-- begin INFORMATION SUPPLIED --
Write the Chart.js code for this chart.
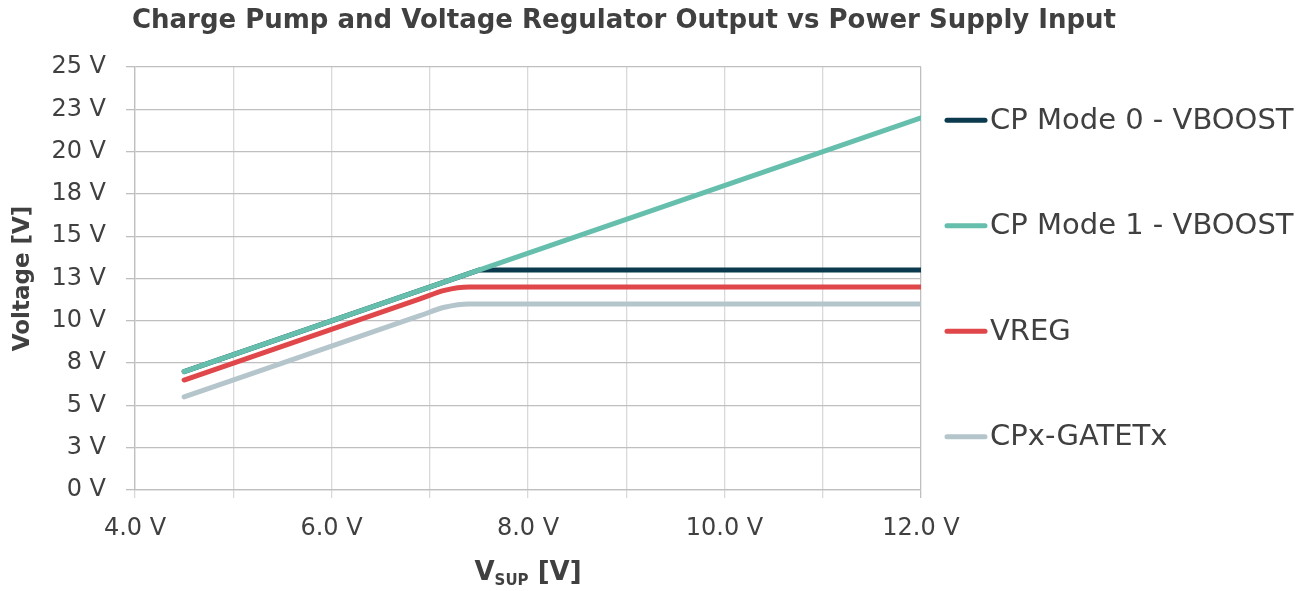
<!DOCTYPE html>
<html>
<head>
<meta charset="utf-8">
<title>Charge Pump and Voltage Regulator Output vs Power Supply Input</title>
<script src="https://cdn.jsdelivr.net/npm/chart.js@4"></script>
<style>
  html, body { margin: 0; padding: 0; background: #fff; }
  #wrap { width: 1307px; height: 591px; }
</style>
</head>
<body>
<div id="wrap"><canvas id="chart" width="1307" height="591"></canvas></div>
<script>
// --- data ---
const chartTitle = 'Charge Pump and Voltage Regulator Output vs Power Supply Input';
const seriesNames = ['CP Mode 0 - VBOOST', 'CP Mode 1 - VBOOST', 'VREG', 'CPx-GATETx'];
const seriesColors = ['#0b3a4e', '#66bfac', '#e0474a', '#b5c5cc'];

const mode0Vsup = [4.5, 7.5, 12.0];
const mode0Out = [7.0, 13.0, 13.0];
const mode1Vsup = [4.5, 12.0];
const mode1Out = [7.0, 22.0];
const vregVsup = [4.5, 6.9, 7.15, 7.4, 12.0];
const vregOut = [6.5, 11.3, 11.8, 12.0, 12.0];
const gateVsup = [4.5, 6.9, 7.15, 7.4, 12.0];
const gateOut = [5.5, 10.3, 10.8, 11.0, 11.0];

const yTickLabels = ['0 V', '3 V', '5 V', '8 V', '10 V', '13 V', '15 V', '18 V', '20 V', '23 V', '25 V'];
const xTickLabels = ['4.0 V', '', '6.0 V', '', '8.0 V', '', '10.0 V', '', '12.0 V'];

const textColor = '#404040';
const fontFamily = "'DejaVu Sans', sans-serif";

function toPoints(xs, ys) {
    return xs.map((x, i) => ({ x: x, y: ys[i] }));
}

function makeSet(idx, xs, ys, order, smooth) {
    return {
        label: seriesNames[idx],
        data: toPoints(xs, ys),
        borderColor: seriesColors[idx],
        backgroundColor: seriesColors[idx],
        borderWidth: 5,
        borderCapStyle: 'round',
        borderJoinStyle: 'round',
        pointRadius: 0,
        fill: false,
        order: order,
        cubicInterpolationMode: smooth ? 'monotone' : 'default',
        tension: 0
    };
}

// main title, centred like the original (a bit left of the page centre)
const topTitle = {
    id: 'topTitle',
    afterDraw(chart) {
        const ctx = chart.ctx;
        ctx.save();
        ctx.font = 'bold 26px ' + fontFamily;
        ctx.fillStyle = textColor;
        ctx.textAlign = 'center';
        ctx.textBaseline = 'middle';
        ctx.fillText(chartTitle, 624, 21);
        ctx.restore();
    }
};

// legend down the right side, spread like the original
const sideLegend = {
    id: 'sideLegend',
    afterDraw(chart) {
        const ctx = chart.ctx;
        const area = chart.chartArea;
        const rowGap = 105.5;
        const firstY = (area.top + area.bottom) / 2 - rowGap * 1.5;
        ctx.save();
        ctx.font = '29px ' + fontFamily;
        ctx.textBaseline = 'middle';
        chart.data.datasets.forEach((ds, i) => {
            const y = firstY + i * rowGap;
            ctx.strokeStyle = ds.borderColor;
            ctx.lineWidth = 5;
            ctx.lineCap = 'round';
            ctx.beginPath();
            ctx.moveTo(area.right + 26, y);
            ctx.lineTo(area.right + 64, y);
            ctx.stroke();
            ctx.fillStyle = textColor;
            ctx.fillText(ds.label, area.right + 69, y + 1);
        });
        ctx.restore();
    }
};

// x axis title with the SUP subscript
const xTitle = {
    id: 'xTitle',
    afterDraw(chart) {
        const ctx = chart.ctx;
        const area = chart.chartArea;
        const big = 'bold 26px ' + fontFamily;
        const small = 'bold 15px ' + fontFamily;
        ctx.save();
        ctx.fillStyle = textColor;
        ctx.textBaseline = 'alphabetic';
        ctx.font = big;
        const wV = ctx.measureText('V').width;
        const wRest = ctx.measureText(' [V]').width;
        ctx.font = small;
        const wSub = ctx.measureText('SUP').width;
        let x = (area.left + area.right) / 2 - (wV + wSub + wRest) / 2;
        const base = 580;
        ctx.font = big;
        ctx.fillText('V', x, base);
        x += wV;
        ctx.font = small;
        ctx.fillText('SUP', x, base + 5);
        x += wSub;
        ctx.font = big;
        ctx.fillText(' [V]', x, base);
        ctx.restore();
    }
};

Chart.defaults.font.family = fontFamily;
Chart.defaults.color = textColor;

new Chart(document.getElementById('chart'), {
    type: 'line',
    data: {
        datasets: [
            makeSet(0, mode0Vsup, mode0Out, 1, false),
            makeSet(1, mode1Vsup, mode1Out, 0, false),
            makeSet(2, vregVsup, vregOut, 2, true),
            makeSet(3, gateVsup, gateOut, 3, true)
        ]
    },
    options: {
        responsive: false,
        animation: false,
        layout: { padding: { top: 67, right: 386, bottom: 0, left: 0 } },
        plugins: {
            legend: { display: false },
            tooltip: { enabled: false },
            title: { display: false }
        },
        scales: {
            x: {
                type: 'linear',
                min: 4,
                max: 12,
                afterFit(scale) { scale.height = 101; },
                ticks: {
                    stepSize: 1,
                    autoSkip: false,
                    maxRotation: 0,
                    padding: 16,
                    color: textColor,
                    font: { size: 24 },
                    callback: (v, i) => xTickLabels[i]
                },
                grid: {
                    color: (c) => c.index === 8 ? '#bfbfbf' : '#d9d9d9',
                    lineWidth: 1.3,
                    tickLength: 8
                },
                border: { color: '#bfbfbf', width: 1.3 }
            },
            y: {
                type: 'linear',
                min: 0,
                max: 25,
                afterFit(scale) { scale.width = 135; },
                ticks: {
                    stepSize: 2.5,
                    autoSkip: false,
                    padding: 20,
                    color: textColor,
                    font: { size: 24 },
                    callback: (v, i) => yTickLabels[i]
                },
                grid: {
                    color: '#bfbfbf',
                    lineWidth: 1.3,
                    tickLength: 9
                },
                border: { color: '#bfbfbf', width: 1.3 },
                title: {
                    display: true,
                    text: 'Voltage [V]',
                    color: textColor,
                    font: { size: 23, weight: 'bold' },
                    padding: { top: 9, bottom: 0 }
                }
            }
        }
    },
    plugins: [topTitle, sideLegend, xTitle]
});
</script>
</body>
</html>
-- end INFORMATION SUPPLIED --
• [BRIEF] Go through the listing above and write it out again exactly, dropping the pictures.

• [FULL ANSWER]
Write the Chart.js code for this chart.
<!DOCTYPE html>
<html>
<head>
<meta charset="utf-8">
<title>Charge Pump and Voltage Regulator Output vs Power Supply Input</title>
<script src="https://cdn.jsdelivr.net/npm/chart.js@4"></script>
<style>
  html, body { margin: 0; padding: 0; background: #fff; }
  #wrap { width: 1307px; height: 591px; }
</style>
</head>
<body>
<div id="wrap"><canvas id="chart" width="1307" height="591"></canvas></div>
<script>
// --- data ---
const chartTitle = 'Charge Pump and Voltage Regulator Output vs Power Supply Input';
const seriesNames = ['CP Mode 0 - VBOOST', 'CP Mode 1 - VBOOST', 'VREG', 'CPx-GATETx'];
const seriesColors = ['#0b3a4e', '#66bfac', '#e0474a', '#b5c5cc'];

const mode0Vsup = [4.5, 7.5, 12.0];
const mode0Out = [7.0, 13.0, 13.0];
const mode1Vsup = [4.5, 12.0];
const mode1Out = [7.0, 22.0];
const vregVsup = [4.5, 6.9, 7.15, 7.4, 12.0];
const vregOut = [6.5, 11.3, 11.8, 12.0, 12.0];
const gateVsup = [4.5, 6.9, 7.15, 7.4, 12.0];
const gateOut = [5.5, 10.3, 10.8, 11.0, 11.0];

const yTickLabels = ['0 V', '3 V', '5 V', '8 V', '10 V', '13 V', '15 V', '18 V', '20 V', '23 V', '25 V'];
const xTickLabels = ['4.0 V', '', '6.0 V', '', '8.0 V', '', '10.0 V', '', '12.0 V'];

const textColor = '#404040';
const fontFamily = "'DejaVu Sans', sans-serif";

function toPoints(xs, ys) {
    return xs.map((x, i) => ({ x: x, y: ys[i] }));
}

function makeSet(idx, xs, ys, order, smooth) {
    return {
        label: seriesNames[idx],
        data: toPoints(xs, ys),
        borderColor: seriesColors[idx],
        backgroundColor: seriesColors[idx],
        borderWidth: 5,
        borderCapStyle: 'round',
        borderJoinStyle: 'round',
        pointRadius: 0,
        fill: false,
        order: order,
        cubicInterpolationMode: smooth ? 'monotone' : 'default',
        tension: 0
    };
}

// main title, centred like the original (a bit left of the page centre)
const topTitle = {
    id: 'topTitle',
    afterDraw(chart) {
        const ctx = chart.ctx;
        ctx.save();
        ctx.font = 'bold 26px ' + fontFamily;
        ctx.fillStyle = textColor;
        ctx.textAlign = 'center';
        ctx.textBaseline = 'middle';
        ctx.fillText(chartTitle, 624, 21);
        ctx.restore();
    }
};

// legend down the right side, spread like the original
const sideLegend = {
    id: 'sideLegend',
    afterDraw(chart) {
        const ctx = chart.ctx;
        const area = chart.chartArea;
        const rowGap = 105.5;
        const firstY = (area.top + area.bottom) / 2 - rowGap * 1.5;
        ctx.save();
        ctx.font = '29px ' + fontFamily;
        ctx.textBaseline = 'middle';
        chart.data.datasets.forEach((ds, i) => {
            const y = firstY + i * rowGap;
            ctx.strokeStyle = ds.borderColor;
            ctx.lineWidth = 5;
            ctx.lineCap = 'round';
            ctx.beginPath();
            ctx.moveTo(area.right + 26, y);
            ctx.lineTo(area.right + 64, y);
            ctx.stroke();
            ctx.fillStyle = textColor;
            ctx.fillText(ds.label, area.right + 69, y + 1);
        });
        ctx.restore();
    }
};

// x axis title with the SUP subscript
const xTitle = {
    id: 'xTitle',
    afterDraw(chart) {
        const ctx = chart.ctx;
        const area = chart.chartArea;
        const big = 'bold 26px ' + fontFamily;
        const small = 'bold 15px ' + fontFamily;
        ctx.save();
        ctx.fillStyle = textColor;
        ctx.textBaseline = 'alphabetic';
        ctx.font = big;
        const wV = ctx.measureText('V').width;
        const wRest = ctx.measureText(' [V]').width;
        ctx.font = small;
        const wSub = ctx.measureText('SUP').width;
        let x = (area.left + area.right) / 2 - (wV + wSub + wRest) / 2;
        const base = 580;
        ctx.font = big;
        ctx.fillText('V', x, base);
        x += wV;
        ctx.font = small;
        ctx.fillText('SUP', x, base + 5);
        x += wSub;
        ctx.font = big;
        ctx.fillText(' [V]', x, base);
        ctx.restore();
    }
};

Chart.defaults.font.family = fontFamily;
Chart.defaults.color = textColor;

new Chart(document.getElementById('chart'), {
    type: 'line',
    data: {
        datasets: [
            makeSet(0, mode0Vsup, mode0Out, 1, false),
            makeSet(1, mode1Vsup, mode1Out, 0, false),
            makeSet(2, vregVsup, vregOut, 2, true),
            makeSet(3, gateVsup, gateOut, 3, true)
        ]
    },
    options: {
        responsive: false,
        animation: false,
        layout: { padding: { top: 67, right: 386, bottom: 0, left: 0 } },
        plugins: {
            legend: { display: false },
            tooltip: { enabled: false },
            title: { display: false }
        },
        scales: {
            x: {
                type: 'linear',
                min: 4,
                max: 12,
                afterFit(scale) { scale.height = 101; },
                ticks: {
                    stepSize: 1,
                    autoSkip: false,
                    maxRotation: 0,
                    padding: 16,
                    color: textColor,
                    font: { size: 24 },
                    callback: (v, i) => xTickLabels[i]
                },
                grid: {
                    color: (c) => c.index === 8 ? '#bfbfbf' : '#d9d9d9',
                    lineWidth: 1.3,
                    tickLength: 8
                },
                border: { color: '#bfbfbf', width: 1.3 }
            },
            y: {
                type: 'linear',
                min: 0,
                max: 25,
                afterFit(scale) { scale.width = 135; },
                ticks: {
                    stepSize: 2.5,
                    autoSkip: false,
                    padding: 20,
                    color: textColor,
                    font: { size: 24 },
                    callback: (v, i) => yTickLabels[i]
                },
                grid: {
                    color: '#bfbfbf',
                    lineWidth: 1.3,
                    tickLength: 9
                },
                border: { color: '#bfbfbf', width: 1.3 },
                title: {
                    display: true,
                    text: 'Voltage [V]',
                    color: textColor,
                    font: { size: 23, weight: 'bold' },
                    padding: { top: 9, bottom: 0 }
                }
            }
        }
    },
    plugins: [topTitle, sideLegend, xTitle]
});
</script>
</body>
</html>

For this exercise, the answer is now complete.